A few days ago, Andrew posted a forum message about SSL client authentication not working in Hiawatha (the RequiredCA option). I tested it myself and it was indeed not working anymore. Andrew soon came up with a patch. Although the patch works for him, it did not for me. At least, not on my Ubuntu server.

SSL client authentication in Hiawatha still works fine on my MacBook Pro, even without Andrew's patch. My conclusion is that it somehow must have something to do with the OpenSSL version on my Ubuntu server, which is version 0.9.8g. On my MacBook Pro I have 0.9.8r.

I did some research, but I can't figure out what's going wrong on my server. Any OpenSSL guru out there willing to help me out on this issue?

Palatinux
21 September 2011, 15:19
Hi Hugo,

Can you post a TCP dump of both client sessions and do you have a dummy site where we can test out the client auth? That SSL version 0.9.8g was released four years ago and it has multiple vulnerabilities and issues.

In Fortress Linux we use the latest version; 1.0.0e and we are happy to test it out.
Palatinux
23 September 2011, 01:03
Hi Hugo,

Thank you for the PCAP files.

After analyzing the binary data, It seems that the initial handshake (step one in this picture: http://alturl.com/dcbb3) fails. The message has an invalid length.

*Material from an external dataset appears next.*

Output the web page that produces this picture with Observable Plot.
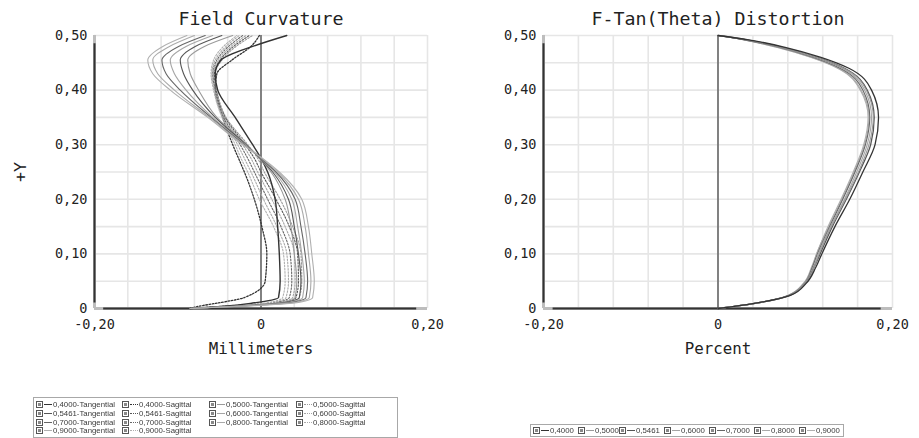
<!DOCTYPE html>
<html><head><meta charset="utf-8">
<script src="https://cdn.jsdelivr.net/npm/d3@7"></script>
<script src="https://cdn.jsdelivr.net/npm/@observablehq/plot@0.6"></script>
<style>
body{margin:0;background:#fff;}
#wrap{position:relative;width:919px;height:438px;overflow:hidden;}
.panel{position:absolute;top:0;}
.legend{position:absolute;border:1px solid #a8a8a8;background:#fff;font-family:"Liberation Sans","Noto Sans",sans-serif;font-size:7.8px;color:#3a3a3a;white-space:nowrap;will-change:transform;}
.item{position:absolute;display:flex;align-items:center;height:9px;}
.chk{display:inline-block;width:5px;height:5px;border:1px solid #555;margin-right:1px;position:relative;}
.chk::after{content:"";position:absolute;left:1px;top:1px;width:3px;height:3px;background:#888;}
.ln{display:inline-block;width:8px;height:0;margin-right:1px;}
</style></head>
<body><div id="wrap"></div>
<script>
// ---------- data ----------
const wavelengths = ["0,4000","0,5000","0,5461","0,6000","0,7000","0,8000","0,9000"];
const seriesColors = ["#333","#9a9a9a","#555","#a5a5a5","#666","#aaa","#b0b0b0"];

// Field curvature: x (mm) at each field height
const fcY = [0, 0.004, 0.01, 0.02, 0.05, 0.10, 0.15, 0.20, 0.25, 0.275, 0.30, 0.35, 0.40, 0.43, 0.455, 0.48, 0.50];
const tan4000 = [-0.085, -0.045, -0.010, 0.021, 0.023, 0.022, 0.020, 0.017, 0.008, 0.000, -0.010, -0.031, -0.052, -0.055, -0.048, -0.010, 0.031];
const tan5000 = [-0.085, -0.035, 0.020, 0.041, 0.043, 0.040, 0.036, 0.029, 0.012, -0.002, -0.017, -0.053, -0.075, -0.085, -0.088, -0.068, -0.034];
const tan5461 = [-0.085, -0.033, 0.024, 0.046, 0.048, 0.045, 0.040, 0.033, 0.014, -0.001, -0.018, -0.055, -0.082, -0.093, -0.097, -0.079, -0.047];
const tan6000 = [-0.085, -0.031, 0.028, 0.050, 0.052, 0.049, 0.044, 0.037, 0.016, 0.000, -0.019, -0.058, -0.090, -0.104, -0.109, -0.090, -0.058];
const tan7000 = [-0.085, -0.029, 0.032, 0.054, 0.056, 0.053, 0.048, 0.041, 0.018, 0.000, -0.020, -0.060, -0.097, -0.114, -0.119, -0.099, -0.067];
const tan8000 = [-0.085, -0.027, 0.036, 0.058, 0.060, 0.057, 0.053, 0.045, 0.020, 0.001, -0.021, -0.062, -0.104, -0.124, -0.130, -0.110, -0.080];
const tan9000 = [-0.085, -0.025, 0.040, 0.062, 0.064, 0.061, 0.057, 0.049, 0.022, 0.002, -0.022, -0.064, -0.109, -0.130, -0.136, -0.118, -0.089];
const sag4000 = [-0.085, -0.075, -0.052, -0.020, 0.005, 0.007, 0.001, -0.008, -0.020, -0.027, -0.034, -0.046, -0.055, -0.053, -0.035, -0.012, -0.002];
const sag5000 = [-0.085, -0.035, 0.025, 0.046, 0.049, 0.048, 0.038, 0.023, 0.004, -0.004, -0.016, -0.042, -0.053, -0.055, -0.047, -0.030, -0.010];
const sag5461 = [-0.085, -0.038, 0.021, 0.042, 0.045, 0.044, 0.034, 0.018, 0.000, -0.008, -0.019, -0.043, -0.054, -0.056, -0.049, -0.033, -0.014];
const sag6000 = [-0.085, -0.041, 0.017, 0.038, 0.041, 0.040, 0.029, 0.013, -0.004, -0.012, -0.022, -0.044, -0.055, -0.057, -0.051, -0.036, -0.018];
const sag7000 = [-0.085, -0.044, 0.013, 0.034, 0.037, 0.035, 0.024, 0.008, -0.008, -0.016, -0.025, -0.045, -0.055, -0.058, -0.053, -0.039, -0.022];
const sag8000 = [-0.085, -0.047, 0.009, 0.030, 0.033, 0.031, 0.019, 0.003, -0.012, -0.020, -0.028, -0.046, -0.056, -0.059, -0.055, -0.042, -0.026];
const sag9000 = [-0.085, -0.050, 0.005, 0.026, 0.029, 0.027, 0.015, -0.002, -0.016, -0.024, -0.031, -0.047, -0.057, -0.060, -0.057, -0.045, -0.029];

// F-Tan(Theta) distortion: percent at each field height
const dY = [0, 0.009, 0.024, 0.046, 0.075, 0.10, 0.15, 0.20, 0.25, 0.30, 0.35, 0.40, 0.44, 0.46, 0.478, 0.492, 0.50];
const dist4000 = [0, 0.040, 0.083, 0.101, 0.112, 0.119, 0.134, 0.151, 0.166, 0.180, 0.184, 0.176, 0.150, 0.118, 0.078, 0.035, 0];
const dist5000 = [0, 0.041, 0.082, 0.100, 0.110, 0.116, 0.130, 0.146, 0.161, 0.173, 0.178, 0.170, 0.144, 0.113, 0.074, 0.033, 0];
const dist5461 = [0, 0.041, 0.082, 0.100, 0.110, 0.117, 0.131, 0.147, 0.162, 0.175, 0.179, 0.171, 0.145, 0.114, 0.075, 0.033, 0];
const dist6000 = [0, 0.040, 0.081, 0.099, 0.109, 0.115, 0.129, 0.145, 0.159, 0.171, 0.176, 0.168, 0.142, 0.111, 0.072, 0.032, 0];
const dist7000 = [0, 0.040, 0.081, 0.099, 0.108, 0.114, 0.128, 0.143, 0.157, 0.169, 0.174, 0.166, 0.140, 0.109, 0.071, 0.031, 0];
const dist8000 = [0, 0.040, 0.080, 0.098, 0.108, 0.113, 0.127, 0.142, 0.156, 0.168, 0.173, 0.164, 0.138, 0.107, 0.069, 0.030, 0];
const dist9000 = [0, 0.040, 0.080, 0.098, 0.107, 0.113, 0.126, 0.141, 0.155, 0.167, 0.172, 0.163, 0.137, 0.106, 0.068, 0.030, 0];

const xTicks = [-0.2, 0, 0.2];
const yTicks = [0, 0.1, 0.2, 0.3, 0.4, 0.5];
const xGrid = [-0.2, -0.16, -0.12, -0.08, -0.04, 0, 0.04, 0.08, 0.12, 0.16, 0.2];
const yGrid = [0, 0.05, 0.1, 0.15, 0.2, 0.25, 0.3, 0.35, 0.4, 0.45, 0.5];

const tanSeries = [tan4000, tan5000, tan5461, tan6000, tan7000, tan8000, tan9000];
const sagSeries = [sag4000, sag5000, sag5461, sag6000, sag7000, sag8000, sag9000];
const distSeries = [dist4000, dist5000, dist5461, dist6000, dist7000, dist8000, dist9000];

// ---------- helpers ----------
const fmt = d => d === 0 ? "0" : d.toFixed(2).replace(".", ",");
const rows = (xs, ys) => xs.map((x, i) => ({x, y: ys[i]}));
const font = "DejaVu Sans Mono, monospace";

function frameMarks() {
  return [
    Plot.ruleX(xGrid, {stroke: "#e6e6e6", strokeWidth: 1.6}),
    Plot.ruleY(yGrid, {stroke: "#e6e6e6", strokeWidth: 1.6}),
    Plot.ruleX([-0.2], {y1: 0, y2: 0.5, stroke: "#bdbdbd", strokeWidth: 3}),
    Plot.ruleX([-0.2], {y1: 0.01, y2: 0.485, stroke: "#333", strokeWidth: 2}),
    Plot.ruleY([0], {x1: -0.2, x2: 0.2, stroke: "#bdbdbd", strokeWidth: 3}),
    Plot.ruleY([0], {x1: -0.189, x2: 0.187, stroke: "#333", strokeWidth: 2}),
    Plot.ruleX([0], {y1: 0, y2: 0.5, stroke: "#555", strokeWidth: 1.4})
  ];
}
function axisMarks(title, xlabel, ylabel) {
  const m = [
    Plot.axisX(xTicks, {tickSize: 0, tickPadding: 11, tickFormat: fmt, label: null, fontSize: 13.5, fill: "#222"}),
    Plot.axisY(yTicks, {tickSize: 0, tickPadding: 7, tickFormat: fmt, label: null, fontSize: 13.5, fill: "#222"}),
    Plot.text([title], {text: d => d, frameAnchor: "top", lineAnchor: "middle", dy: -16, fontSize: 18.3, fill: "#222"}),
    Plot.text([xlabel], {text: d => d, frameAnchor: "bottom", lineAnchor: "middle", dy: 40, fontSize: 15.8, fill: "#222"})
  ];
  if (ylabel) m.push(Plot.text([ylabel], {text: d => d, frameAnchor: "left", textAnchor: "middle", lineAnchor: "middle", dx: -74, dy: 0, rotate: -90, fontSize: 16.5, fill: "#222"}));
  return m;
}

// ---------- left: field curvature ----------
const fcLines = [];
sagSeries.forEach((s, i) => fcLines.push(Plot.line(rows(s, fcY), {x: "x", y: "y", curve: "monotone-y", stroke: seriesColors[i], strokeWidth: i === 0 ? 1.3 : 1.1, strokeDasharray: "1.6,1.6"})));
tanSeries.forEach((s, i) => fcLines.push(Plot.line(rows(s, fcY), {x: "x", y: "y", curve: "monotone-y", stroke: seriesColors[i], strokeWidth: i === 0 ? 1.4 : 1.1})));

const left = Plot.plot({
  width: 460, height: 365, marginTop: 35, marginBottom: 57, marginLeft: 94, marginRight: 33,
  x: {domain: [-0.2, 0.2], axis: null}, y: {domain: [0, 0.5], axis: null},
  style: {fontFamily: font, background: "transparent", color: "#222"},
  marks: [...frameMarks(), ...fcLines, ...axisMarks("Field Curvature", "Millimeters", "+Y")]
});

// ---------- right: distortion ----------
const dLines = distSeries.map((s, i) => Plot.line(rows(s, dY), {x: "x", y: "y", curve: "monotone-y", stroke: seriesColors[i], strokeWidth: i === 0 || i === 2 ? 1.3 : 1.1})).reverse();
const right = Plot.plot({
  width: 459, height: 365, marginTop: 35, marginBottom: 57, marginLeft: 83, marginRight: 27,
  x: {domain: [-0.2, 0.2], axis: null}, y: {domain: [0, 0.5], axis: null},
  style: {fontFamily: font, background: "transparent", color: "#222"},
  marks: [...frameMarks(), ...dLines, ...axisMarks("F-Tan(Theta) Distortion", "Percent", null)]
});

const wrap = document.getElementById("wrap");
left.classList.add("panel"); left.style.left = "0px";
right.classList.add("panel"); right.style.left = "460px";
wrap.appendChild(left); wrap.appendChild(right);

// ---------- legends ----------
function makeItem(label, color, dotted, x, y) {
  const it = document.createElement("div");
  it.className = "item";
  it.style.left = x + "px"; it.style.top = y + "px";
  const c = document.createElement("span"); c.className = "chk";
  const l = document.createElement("span"); l.className = "ln";
  l.style.borderTop = "1.5px " + (dotted ? "dotted " : "solid ") + color;
  const t = document.createElement("span"); t.textContent = label;
  it.append(c, l, t);
  return it;
}
const legL = document.createElement("div");
legL.className = "legend";
Object.assign(legL.style, {left: "33px", top: "397px", width: "363px", height: "39px"});
const fcEntries = [];
wavelengths.forEach((w, i) => {
  fcEntries.push({label: w + "-Tangential", color: seriesColors[i], dotted: false});
  fcEntries.push({label: w + "-Sagittal", color: seriesColors[i], dotted: true});
});
const colX = [2, 88, 175, 262];
fcEntries.forEach((e, k) => {
  const row = Math.floor(k / 4), col = k % 4;
  legL.appendChild(makeItem(e.label, e.color, e.dotted, colX[col], 2 + row * 8.8));
});
wrap.appendChild(legL);

const legR = document.createElement("div");
legR.className = "legend";
Object.assign(legR.style, {left: "530px", top: "424px", width: "312px", height: "11px"});
const rX = [2, 47, 88, 133, 178, 223, 268];
wavelengths.forEach((w, i) => legR.appendChild(makeItem(w, seriesColors[i], false, rX[i], 1)));
wrap.appendChild(legR);
</script></body></html>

You can support this 'invalid length' in Hiawatha, but the cause is a bug in OpenSSL and the TLS package for this verification method. But be aware; this fault can also be used to intercept
a SSL session.

My recommendation: upgrade these deprecated OpenSSL and TLS versions.
Palatinux
23 September 2011, 13:43
Hi Hugo,

Take a look at this OpenSSL bug report from 2008:

http://rt.openssl.org/Ticket/Display.html?user=guest&pass=guest&id=1673

I can't 100% be sure since I cannot test it out, but this report also describes how to test it with gnutls-cli and openssl.